[start]

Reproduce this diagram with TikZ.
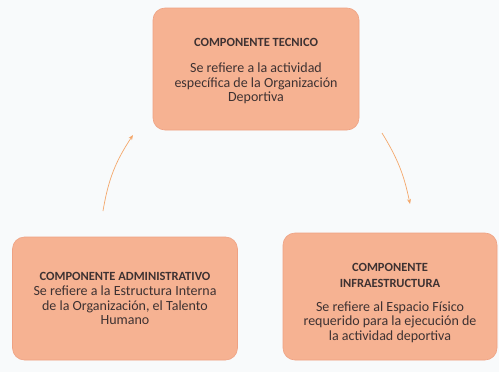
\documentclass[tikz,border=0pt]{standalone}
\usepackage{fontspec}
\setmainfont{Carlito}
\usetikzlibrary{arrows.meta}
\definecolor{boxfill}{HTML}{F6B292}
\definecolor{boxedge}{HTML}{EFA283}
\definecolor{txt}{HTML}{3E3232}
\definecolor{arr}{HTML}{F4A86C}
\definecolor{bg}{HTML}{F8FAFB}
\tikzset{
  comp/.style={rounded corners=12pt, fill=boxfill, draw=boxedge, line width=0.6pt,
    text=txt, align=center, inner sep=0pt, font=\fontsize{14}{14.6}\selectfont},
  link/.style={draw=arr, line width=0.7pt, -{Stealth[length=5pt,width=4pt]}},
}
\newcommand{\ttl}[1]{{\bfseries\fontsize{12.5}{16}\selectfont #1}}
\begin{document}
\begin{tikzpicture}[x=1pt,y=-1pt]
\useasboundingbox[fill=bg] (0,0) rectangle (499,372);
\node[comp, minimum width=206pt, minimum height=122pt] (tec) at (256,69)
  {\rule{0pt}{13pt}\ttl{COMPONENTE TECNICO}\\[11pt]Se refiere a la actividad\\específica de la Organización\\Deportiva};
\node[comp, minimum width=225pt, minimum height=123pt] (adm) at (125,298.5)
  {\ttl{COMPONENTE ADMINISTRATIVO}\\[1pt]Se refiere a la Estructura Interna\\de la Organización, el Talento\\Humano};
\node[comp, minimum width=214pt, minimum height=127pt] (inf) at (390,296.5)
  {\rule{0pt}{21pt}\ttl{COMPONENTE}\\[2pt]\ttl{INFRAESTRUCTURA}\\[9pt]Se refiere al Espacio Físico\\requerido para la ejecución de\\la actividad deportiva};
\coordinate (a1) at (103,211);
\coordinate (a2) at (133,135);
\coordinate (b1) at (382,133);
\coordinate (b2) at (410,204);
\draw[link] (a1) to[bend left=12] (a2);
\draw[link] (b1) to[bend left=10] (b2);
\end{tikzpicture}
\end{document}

[end]

→ WHAT IS REQUIRED
Omit the pictures, then quote the rest of the material above exactly.

→ TASK RESPONSE
Reproduce this diagram with TikZ.
\documentclass[tikz,border=0pt]{standalone}
\usepackage{fontspec}
\setmainfont{Carlito}
\usetikzlibrary{arrows.meta}
\definecolor{boxfill}{HTML}{F6B292}
\definecolor{boxedge}{HTML}{EFA283}
\definecolor{txt}{HTML}{3E3232}
\definecolor{arr}{HTML}{F4A86C}
\definecolor{bg}{HTML}{F8FAFB}
\tikzset{
  comp/.style={rounded corners=12pt, fill=boxfill, draw=boxedge, line width=0.6pt,
    text=txt, align=center, inner sep=0pt, font=\fontsize{14}{14.6}\selectfont},
  link/.style={draw=arr, line width=0.7pt, -{Stealth[length=5pt,width=4pt]}},
}
\newcommand{\ttl}[1]{{\bfseries\fontsize{12.5}{16}\selectfont #1}}
\begin{document}
\begin{tikzpicture}[x=1pt,y=-1pt]
\useasboundingbox[fill=bg] (0,0) rectangle (499,372);
\node[comp, minimum width=206pt, minimum height=122pt] (tec) at (256,69)
  {\rule{0pt}{13pt}\ttl{COMPONENTE TECNICO}\\[11pt]Se refiere a la actividad\\específica de la Organización\\Deportiva};
\node[comp, minimum width=225pt, minimum height=123pt] (adm) at (125,298.5)
  {\ttl{COMPONENTE ADMINISTRATIVO}\\[1pt]Se refiere a la Estructura Interna\\de la Organización, el Talento\\Humano};
\node[comp, minimum width=214pt, minimum height=127pt] (inf) at (390,296.5)
  {\rule{0pt}{21pt}\ttl{COMPONENTE}\\[2pt]\ttl{INFRAESTRUCTURA}\\[9pt]Se refiere al Espacio Físico\\requerido para la ejecución de\\la actividad deportiva};
\coordinate (a1) at (103,211);
\coordinate (a2) at (133,135);
\coordinate (b1) at (382,133);
\coordinate (b2) at (410,204);
\draw[link] (a1) to[bend left=12] (a2);
\draw[link] (b1) to[bend left=10] (b2);
\end{tikzpicture}
\end{document}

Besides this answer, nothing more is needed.